Farmers have already started planting young saplings as part of the National Trust’s commitment to establishing 20 million new trees by 2030.
The trust believed the strategy would help prevent flooding and fight climate change, but said it was essential the trees took root ‘in the right places’, after some organisations raised fears about farmland effectively being taken out of production.
Despite facing £200m in losses due to the Covid-19 pandemic, the trust has already planted 60,000 trees over recent months and has identified sites which would take another 1.5m trees over the next five years.
Jonty Brunyee, a tenant on the 1,618-hectare Sherborne Park Estate in Gloucestershire, is working with the trust to plant 9,000 trees and shrubs across 3.2ha of land to create a more diverse habitat to benefit both nature and livestock.
These include a range of tree species, including oak, beech, lime, field maple, rowan, wild cherry, wild service, wild pear, crab apple, hazel, holly and hawthorn.
Mr Brunyee said: “Tree planting has many benefits for us as farmers. We will have additional shade, shelter and food for our livestock, plus fruit, nuts and berries for human consumption.
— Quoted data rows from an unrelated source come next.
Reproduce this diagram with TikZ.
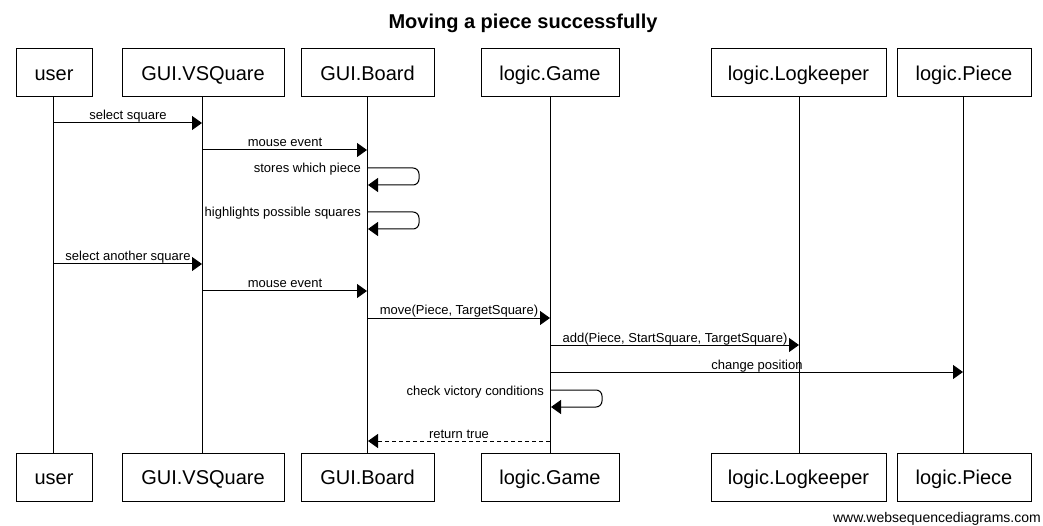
\documentclass[tikz,border=0pt]{standalone}
\usepackage{fontspec}
\setmainfont{Liberation Sans}
\usetikzlibrary{arrows.meta}
\begin{document}
\begin{tikzpicture}[x=1pt,y=-1pt,
  actor/.style={draw, line width=1pt, minimum height=48pt, inner sep=0pt, text height=16.5pt, text depth=2pt, font=\fontsize{20}{24}\selectfont},
  life/.style={line width=1pt},
  msg/.style={line width=1pt, -{Triangle[length=10pt,width=14pt]}},
  ret/.style={msg, dash pattern=on 4pt off 3pt},
  lbl/.style={font=\fontsize{13}{15}\selectfont, inner sep=0pt, anchor=base, midway, yshift=3pt},
  slbl/.style={font=\fontsize{13}{15}\selectfont, inner sep=0pt, anchor=base east}]
\useasboundingbox (0,0) rectangle (1043,526);
\node[font=\bfseries\fontsize{20}{24}\selectfont, anchor=base, inner sep=0pt] (title) at (523,29) {Moving a piece successfully};
% top actors
\node[actor, minimum width=76pt]  (ut) at (54,73)    {user};
\node[actor, minimum width=162pt] (vt) at (203,73)   {GUI.VSQuare};
\node[actor, minimum width=133pt] (bt) at (367.5,73) {GUI.Board};
\node[actor, minimum width=138pt] (gt) at (550,73)   {logic.Game};
\node[actor, minimum width=175pt] (lt) at (798.5,73) {logic.Logkeeper};
\node[actor, minimum width=134pt] (pt) at (964,73)   {logic.Piece};
% bottom actors
\node[actor, minimum width=76pt]  (ub) at (54,477)    {user};
\node[actor, minimum width=162pt] (vb) at (203,477)   {GUI.VSQuare};
\node[actor, minimum width=133pt] (bb) at (367.5,477) {GUI.Board};
\node[actor, minimum width=138pt] (gb) at (550,477)   {logic.Game};
\node[actor, minimum width=175pt] (lb) at (798.5,477) {logic.Logkeeper};
\node[actor, minimum width=134pt] (pb) at (964,477)   {logic.Piece};
% lifelines
\draw[life] (53,97) coordinate (ul1) -- (53,453) coordinate (ul2);
\draw[life] (202,97) coordinate (vl1) -- (202,453) coordinate (vl2);
\draw[life] (367,97) coordinate (bl1) -- (367,453) coordinate (bl2);
\draw[life] (550,97) coordinate (gl1) -- (550,453) coordinate (gl2);
\draw[life] (799,97) coordinate (ll1) -- (799,453) coordinate (ll2);
\draw[life] (963,97) coordinate (pl1) -- (963,453) coordinate (pl2);
% message end points
\coordinate (m1a) at (54,123);  \coordinate (m1b) at (202,123);
\coordinate (m2a) at (203,150); \coordinate (m2b) at (367,150);
\coordinate (s1a) at (368,168); \coordinate (s1c) at (419,185); \coordinate (s1b) at (368,185);
\coordinate (s2a) at (368,212); \coordinate (s2c) at (419,229); \coordinate (s2b) at (368,229);
\coordinate (m3a) at (54,264);  \coordinate (m3b) at (202,264);
\coordinate (m4a) at (203,291); \coordinate (m4b) at (367,291);
\coordinate (m5a) at (368,318); \coordinate (m5b) at (550,318);
\coordinate (m6a) at (551,345); \coordinate (m6b) at (799,345);
\coordinate (m7a) at (551,372); \coordinate (m7b) at (963,372);
\coordinate (s3a) at (551,390); \coordinate (s3c) at (602,407); \coordinate (s3b) at (551,407);
\coordinate (r1a) at (550,441); \coordinate (r1b) at (368,441);
% messages
\draw[msg] (m1a) -- (m1b) node[lbl] {select square};
\draw[msg] (m2a) -- (m2b) node[lbl] {mouse event};
\draw[msg, rounded corners=6pt] (s1a) -| (s1c) -- (s1b);
\node[slbl] (s1l) at (361,173) {stores which piece};
\draw[msg, rounded corners=6pt] (s2a) -| (s2c) -- (s2b);
\node[slbl] (s2l) at (361,217) {highlights possible squares};
\draw[msg] (m3a) -- (m3b) node[lbl] {select another square};
\draw[msg] (m4a) -- (m4b) node[lbl] {mouse event};
\draw[msg] (m5a) -- (m5b) node[lbl] {move(Piece, TargetSquare)};
\draw[msg] (m6a) -- (m6b) node[lbl] {add(Piece, StartSquare, TargetSquare)};
\draw[msg] (m7a) -- (m7b) node[lbl] {change position};
\draw[msg, rounded corners=6pt] (s3a) -| (s3c) -- (s3b);
\node[slbl] (s3l) at (544,395) {check victory conditions};
\draw[ret] (r1a) -- (r1b) node[lbl] {return true};
\node[font=\fontsize{14}{16}\selectfont, anchor=base east, inner sep=0pt] (wm) at (1041,522) {www.websequencediagrams.com};
\end{tikzpicture}
\end{document}
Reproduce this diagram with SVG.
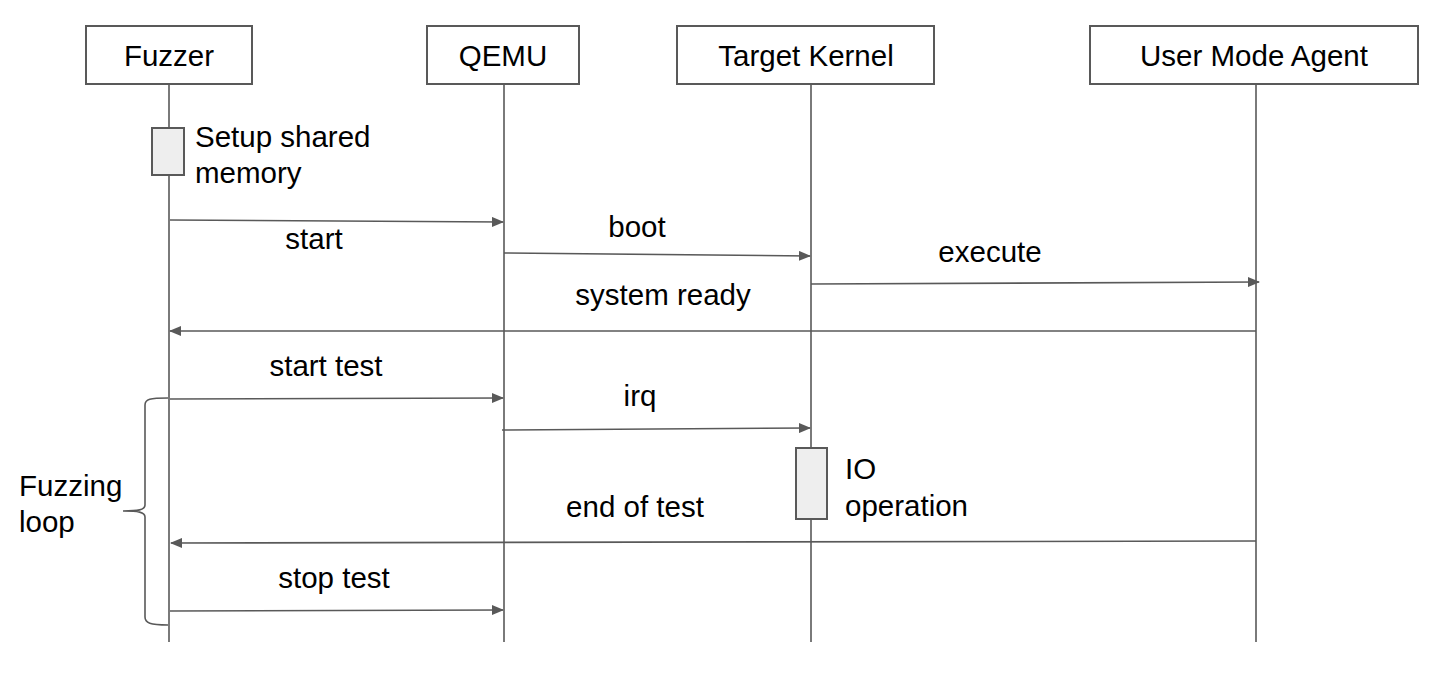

“We can coppice some areas for fuel and woodchip in the future too. Planting is one way of moving the business towards net zero, alongside reducing fossil fuel use and better soil and grassland management.”
Mr Brunyee said he had worked with his landlord to ensure the right trees were planted in the right places.
He said: “We should not plant everywhere. We have to consider archaeology, landscape impacts, current wildlife value and food production needs, but all farmers can do their bit.”